Scottish Conservative Ian Duncan has this week called for the carbon floor to be scrapped, a sentiment that has been echoed by EEF, the manufacturers organisation. Speaking exclusively with edie ahead of her appearance at next month’s edie Live conference, EEF’s head of climate, energy and environment policy Claire Jakobsson said that removing the floor would create a ‘level playing field’ for the industry.

“Sparking a change in this is a slow process and if the pricing was removed it would relinquish a whole layer of exposure and pressure on the industry,” Jakobsson said. “But the treasury gets around £1bn from the initiative and this would have to be made up elsewhere if it were scrapped.”

Ignite a resource revolution

One month before of the historic Paris climate talks, a 130-page report was released calling on governments and big businesses to revamp energy efficiency policies and embed a sustainability mind-set.
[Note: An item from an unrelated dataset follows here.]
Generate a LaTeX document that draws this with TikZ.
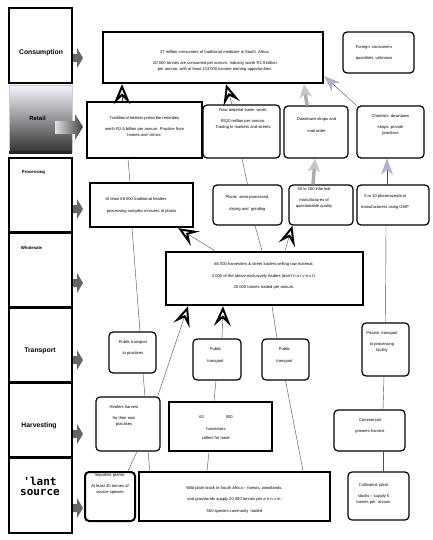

The Industrial Evolution: Making British Manufacturing Sustainable report outlined 24 recommendations to drive this change. Among the outlines, provision of low-interest loans (repaid through subsequent savings from efficiency gains), tax credits and carbon reduction schemes; encouraging resilience investment, and decreasing the knowledge gap in energy and resource efficiency proved to be the most achievable.
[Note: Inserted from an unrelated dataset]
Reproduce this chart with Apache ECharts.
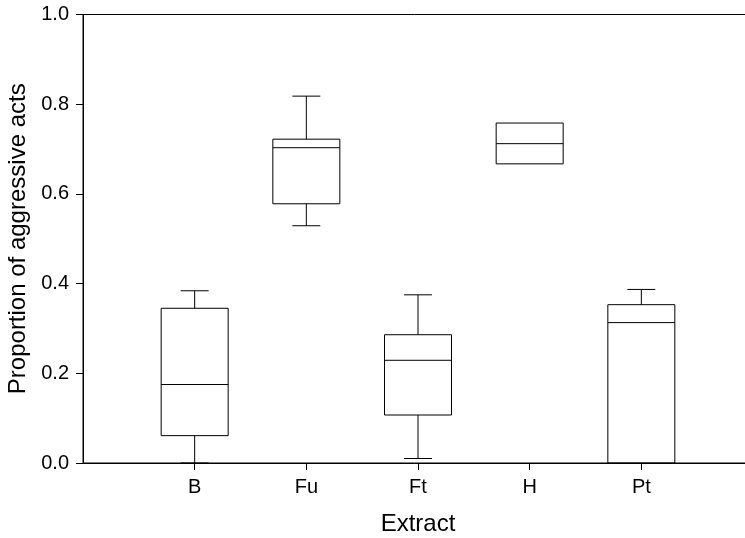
<!DOCTYPE html>
<html>
<head>
<meta charset="utf-8">
<script src="https://cdn.jsdelivr.net/npm/echarts@6/dist/echarts.min.js"></script>
<style>
html,body{margin:0;padding:0;background:#fff;}
#chart{width:745px;height:538px;}
</style>
</head>
<body>
<div id="chart"></div>
<script>
// Categories and their positions on the x axis
var categories = ['B', 'Fu', 'Ft', 'H', 'Pt'];
var positions = [1, 2, 3, 4, 5];
// Box statistics per category
var minVals    = [0.000, 0.529, 0.010, 0.667, 0.000];
var q1Vals     = [0.061, 0.578, 0.107, 0.667, 0.000];
var medianVals = [0.175, 0.703, 0.229, 0.712, 0.313];
var q3Vals     = [0.345, 0.722, 0.286, 0.758, 0.353];
var maxVals    = [0.384, 0.818, 0.375, 0.758, 0.387];
var yTicks = [0, 0.2, 0.4, 0.6, 0.8, 1.0];

var data = categories.map(function (c, i) {
  return [positions[i], minVals[i], q1Vals[i], medianVals[i], q3Vals[i], maxVals[i]];
});

var BOX_W = 0.6, CAP_W = 0.25;
var lineStyle = {stroke: '#000', lineWidth: 1, fill: null};

function renderItem(params, api) {
  var x = api.value(0);
  var vmin = api.value(1), q1 = api.value(2), med = api.value(3), q3 = api.value(4), vmax = api.value(5);
  var pL = api.coord([x - BOX_W / 2, q1]);
  var pR = api.coord([x + BOX_W / 2, q3]);
  var cx = api.coord([x, 0])[0];
  var capL = api.coord([x - CAP_W / 2, 0])[0];
  var capR = api.coord([x + CAP_W / 2, 0])[0];
  var yMin = api.coord([x, vmin])[1];
  var yQ1 = api.coord([x, q1])[1];
  var yMed = api.coord([x, med])[1];
  var yQ3 = api.coord([x, q3])[1];
  var yMax = api.coord([x, vmax])[1];
  var children = [];
  children.push({type: 'rect', shape: {x: pL[0], y: yQ3, width: pR[0] - pL[0], height: yQ1 - yQ3}, style: lineStyle});
  children.push({type: 'line', shape: {x1: pL[0], y1: yMed, x2: pR[0], y2: yMed}, style: lineStyle});
  if (vmax > q3) {
    children.push({type: 'line', shape: {x1: cx, y1: yQ3, x2: cx, y2: yMax}, style: lineStyle});
    children.push({type: 'line', shape: {x1: capL, y1: yMax, x2: capR, y2: yMax}, style: lineStyle});
  }
  if (vmin < q1) {
    children.push({type: 'line', shape: {x1: cx, y1: yQ1, x2: cx, y2: yMin}, style: lineStyle});
    children.push({type: 'line', shape: {x1: capL, y1: yMin, x2: capR, y2: yMin}, style: lineStyle});
  }
  return {type: 'group', children: children};
}

var chart = echarts.init(document.getElementById('chart'), null, {renderer: 'canvas'});
chart.setOption({
  animation: false,
  backgroundColor: '#fff',
  grid: {left: 83, top: 14.5, bottom: 75, right: -8, show: true, borderColor: '#000', borderWidth: 1,
         containLabel: false, outerBoundsMode: 'none'},
  xAxis: {
    type: 'value', min: 0, max: 6, interval: 1,
    name: 'Extract', nameLocation: 'middle', nameGap: 49,
    nameTextStyle: {fontFamily: 'Liberation Sans', fontSize: 24, color: '#000'},
    axisLine: {show: true, lineStyle: {color: '#000', width: 1}},
    axisTick: {show: true, inside: false, length: 7, customValues: positions, lineStyle: {color: '#000'}},
    axisLabel: {
      customValues: positions, margin: 14,
      fontFamily: 'Liberation Sans', fontSize: 20, color: '#000',
      formatter: function (v) { var i = positions.indexOf(v); return i >= 0 ? categories[i] : ''; }
    },
    splitLine: {show: false}
  },
  yAxis: {
    type: 'value', min: 0, max: 1, interval: 0.2,
    name: 'Proportion of aggressive acts', nameLocation: 'middle', nameGap: 52,
    nameTextStyle: {fontFamily: 'Liberation Sans', fontSize: 24, color: '#000'},
    axisLine: {show: true, lineStyle: {color: '#000', width: 1}},
    axisTick: {show: true, inside: false, length: 7, lineStyle: {color: '#000'}},
    axisLabel: {
      margin: 14, fontFamily: 'Liberation Sans', fontSize: 20, color: '#000',
      formatter: function (v) { return v.toFixed(1); }
    },
    splitLine: {show: false}
  },
  series: [{
    type: 'custom',
    renderItem: renderItem,
    data: data,
    clip: false,
    encode: {x: 0, y: [1, 2, 3, 4, 5]}
  }]
});
</script>
</body>
</html>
The report called for the establishment of an Office for Resource Management within BIS; and under ‘system redesign’, it reiterated the need for new standards for remanufactured products, and the utilisation of private-sector procurement to provide a market for such products.

Aside from green policy changes, there could be more innovative, sustainably-focussed ways to rejuvenate the steel sector. Speaking on BBC Radio 4’s Today programme, Liberty House’s Gupta claimed that replacing furnaces to arch-based ones would enable the facility to recycle scrap steel instead of importing raw materials.

“The main problem we see is the blast furnace, because they are importing all their own materials,” Gupta said. “It will take years to make this transition from blast furnaces to arc furnaces, but there has to be a long-term plan.”

Move towards Zero-emissions production

Another potentially innovative green solution for the industry to consider could be found in Sweden, where energy company Vattenfall has just teamed up with manufacturers SSAB and LKAB to create a steel production process that emits water rather than carbon dioxide.

By combining fossil-free electricity with coke plants and blast furnaces, Vattenfall believes it can produce steel that only emits water as a result. The project, set to be developed over the next 25 years, will require major contributions from the state, research institutions and universities.

“It is very pleasing to take part in an initiative to secure the future of one of Sweden’s important branches of industry by using carbon-dioxide-free electricity to replace fossil fuel in steel production,” Vattenfall’s president Magnus Hall said.

“This is the start of a highly interesting, climate-friendly development project that benefits our partners, Vattenfall and not least the climate.”